Most children grow up hearing the common threat of, “if you don’t eat now, I will call the police to take you away” from parents. The police, however, seem to be going all out to change their image of being intimidating and scary through child-friendly rooms in police stations.
As part of the initiative, the Thiruvallur district of Tamil Nadu saw three all women’s police stations inaugurating their child-friendly rooms earlier his week, at the all-women’s police stations in Thiruvallur, Thiruttani and Uthukottai with support from the International Justice Mission, an NGO.
The stations now have a spacious well-lit room, stacked with toys, children’s furniture along with baby care items like diapers and essentials like baby formula and accessories like kettle and feeding accessories. With messages about the need to care for the environment through wallpapers of trees, flowers and leaves, the child-friendly rooms in the stations are enlivened spaces– a shift from the grim picture of a police station.
Why we need them?
Child-friendly police stations are being set up across the country, in accordance with the provisions of the Juvenile Justice (Care and Protection of Children) Act, 2015 that call for a child-friendly approach for both children in conflict with law and for children needing care and protection. However, the police stations, especially the ones meant for women, witness a large number of women complaints and couples coming with children.
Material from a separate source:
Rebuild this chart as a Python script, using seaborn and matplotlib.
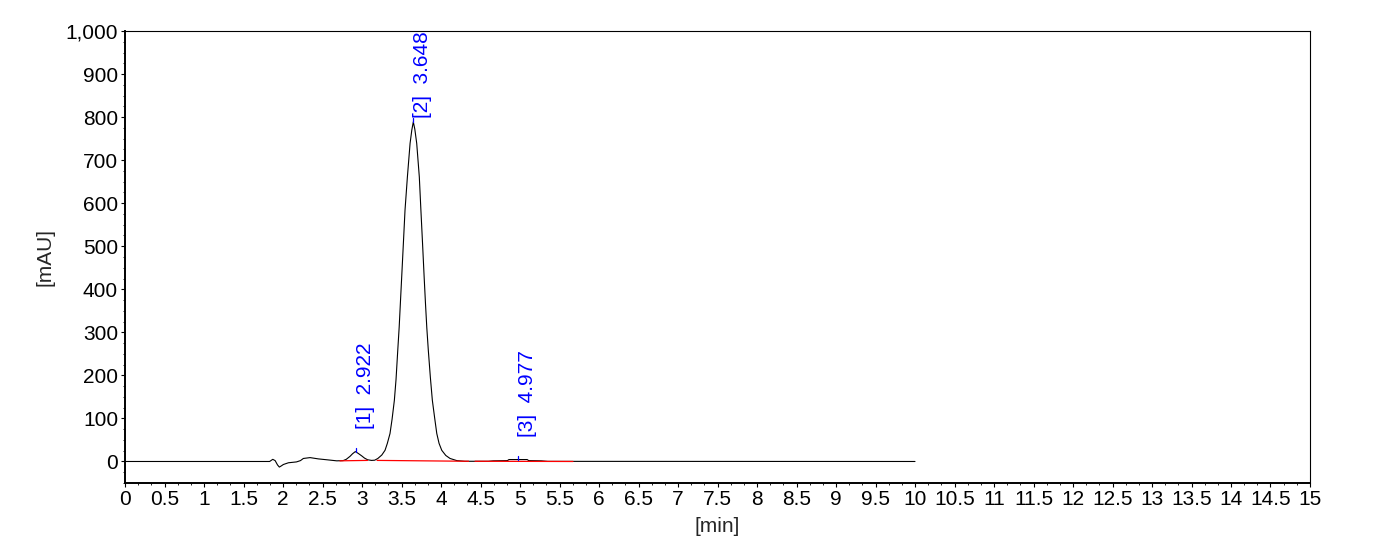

Since the inauguration of the room on Monday (November 18) at the Thiruvallur All Women’s Police Station, the police station has been visited by almost 15 children. A good part of the cases are related to marital discord and altercations between lovers when the woman is jilted or deserted after being promised marriage.
“It can take a few hours in the station and the women or couple may come several times for counselling. During this time, we have one constable attending to the children, giving them something to eat and engaging them with the toys and activities in the room. In a few cases like abuse or domestic violence, children also serve as witnesses. And to be able to ask them questions we have to make them feel comfortable first. We take them to the room upstairs allotted for counselling, in civil clothes. As per rules, we are not supposed to question them wearing a police uniform,” says inspector E Chithra Kumari at the station in Thiruvallur.
In Thiruttani, the word has already spread in schools and nearby villages that they have a police station that actually welcomes children. S Rajeshwari, an inspector at the Thiruttani police station, says, “We had a bunch of them in the age group of 11 to 12 years visiting the room on the day it was inaugurated. Such visits are a good sign as they will encourage more people to approach use with their complaints. People still can’t tell a law and order police station, where criminals are often rounded up, from an all-women’s station where it is more about counseling sparring couples. We also deal with child abuse cases but they are not very common.”
More stations to follow
Several such child-friendly stations have been set up across the country, over the past two years. To declare a station child-friendly, there are four general aspects—basic infrastructure, process to be adopted when dealing with a child, orientation of police officers and the resources required for the station. Over the past two years, stations in Kerala, Telangana, Rajasthan, Bihar, Uttarakhand and Assam, to name a few, have become child-friendly. One of the earliest in the country is the one in Salem town in Tamil Nadu.
Thiruvallur has seen a rise in the number of women approaching police stations, with as many as 1,269 women seeking help since January 2019. Of these, at least 640 of them (over 50 per cent) were accompanied by children to the stations. Thereby the district’s Crime Against Women and Children Police Unit has taken up measures to create a hospitable and approachable atmosphere in the stations.
M Devasitham, associate director, strategy development, international Justice Mission, says that work is underway in two more stations in the district to build similar rooms. “We have Gummidipoondi and Ponneri stations too in our purview. We expect multiple changes to happen – that women who come with the children feel safe and comfortable even though their children are made to wait in the station and the change in perception of the general public about police. There are police clubs functioning in schools with children in them and these child-friendly stations can be a great way to help them understand that there is no reason to be scared of the police,” he says.
Superintendent of Police, P Aravindhan, has planned to train officials across the stations in Protection of Children from Sexual Offences Act (2012) and JJ Act.